Dirac Scoto Inverse-Seesaw from $A_4$ Flavor Symmetry

Abstract: We present a Dirac scotogenic-like one loop radiative model where the stability of dark matter is intricately linked to the breaking of $A_4$ flavor symmetry. This breaking induces a $Z_2$ dark symmetry, stabilizing the dark matter candidate. The breaking of $A_4 \to Z_2$ leads to cutting the loop and facilitating a "scoto inverse-seesaw" mass mechanism responsible for neutrino mass generation. This elucidates the explicit explanation of two mass-squared differences, $\Delta m^2_{\rm{atm}}$ and $\Delta m^2_{\rm{sol}}$ observed in neutrino oscillations.
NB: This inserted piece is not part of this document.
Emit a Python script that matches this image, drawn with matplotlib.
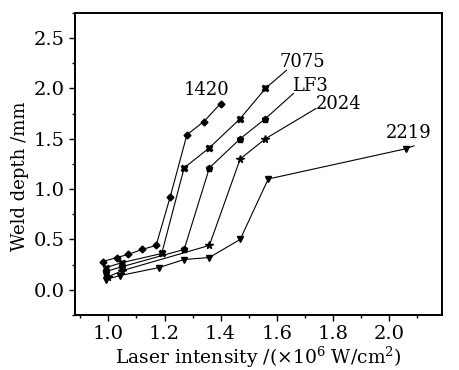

Our model accounts for normal and inverted ordering of neutrino masses, revealing sharp correlations between $\sum m_i$ and $\langle m_{\beta} \rangle$. It also shows strong compatibility with current data in the $\delta_{CP}$-$\theta_{23}$ plane. Moreover, stringent constraints on scalar masses narrow down the viable dark matter mass regions, accommodating $SU(2)_L$ singlet and doublet scalar dark matter as well as fermionic dark matter. Additionally, our model presents a viable avenue for addressing lepton flavor violating decays while remaining consistent with current experimental constraints.